18 Feb 2009

Obscure Sub-genre #3 - Boingra

We’ve had fifty years of multi-culturalism in the UK. The concepts of a community formed by members from all corners of the world have been ingrained in policy making by parties left and right as unquestionably as the notion of democracy. Yet walking the streets of our major cities you will see people fractured roughly along lines of race or religion, choosing to self-ghettoize themselves. Has the past few decades been a futile exercise? Do we need a stronger, tribal identity to operate within than the broad “one and all” British one we are coerced into? Do our boundaries make us who we are?

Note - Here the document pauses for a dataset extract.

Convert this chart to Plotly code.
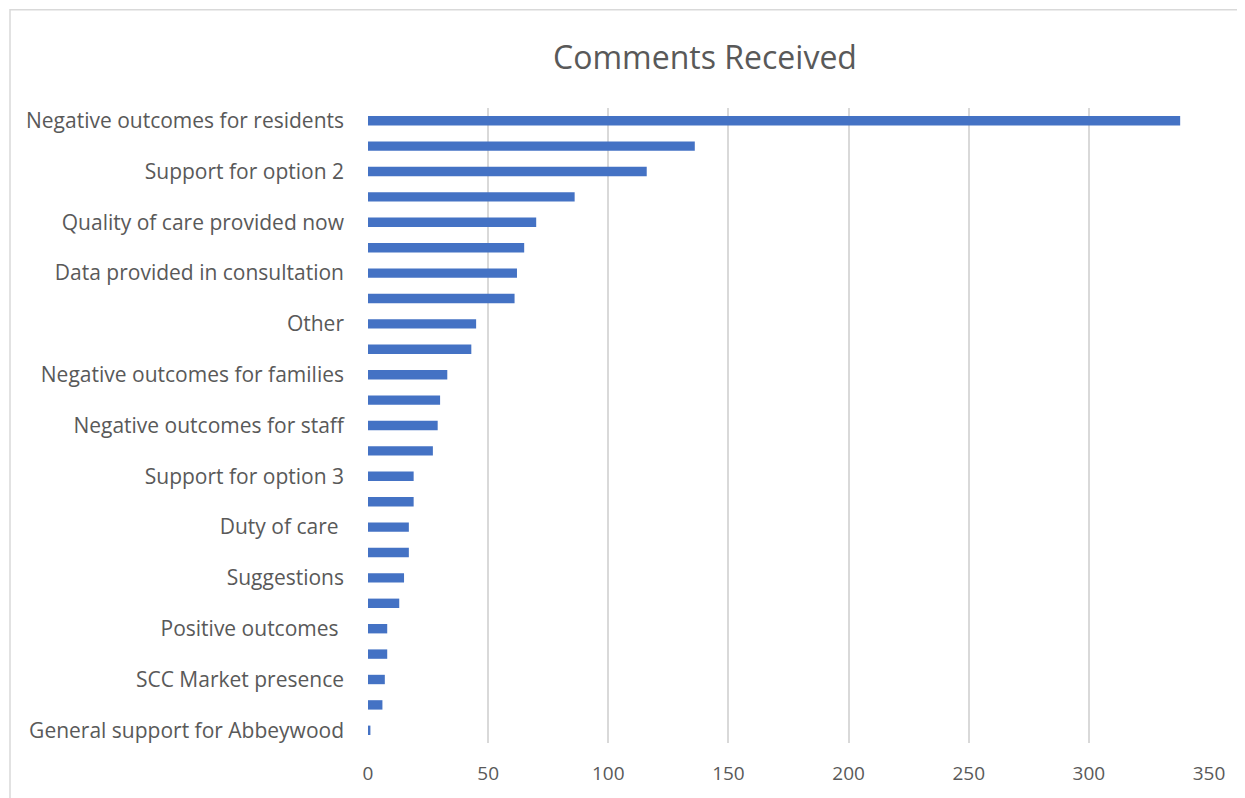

As always seems to be the case in situations like this, we look for positivity in the next generation, the youth co-mingling in our schools. For before the hang-ups of sociological handcuffs make themselves apparent, equality is the norm. And where youth congregate, new scenes will follow, taking reference points from their homes and twisting and skewing them into new shapes.


Just as early hip hop producers mined their parents funk collection for the breaks, kids in Leeds and Bradford are digging through their parents and siblings collections for samples and ideas. What’s chucked up is Bhangra by the Asian kids, while the white kids are nicking their older brothers “Bonkers” mix CDs, bringing happy hardcore to the table. In school rehearsal rooms and bedrooms across Yorkshire, these influences are been fused into Boingra, a bouncing pounding sitar soaked tabla bashing soundforce that’s doing a better job bridging the sometimes testy differences between splintered groups in the area than any Westminster diktat.


It would be interesting to see the phizogs of the forefathers of multi-culturalism in the midst of all the different faces on the dance floor of The Mill in Leeds on a Boingra night, but I’m sure there’d be a smile at a job finally completed and through the most unusual of vessels.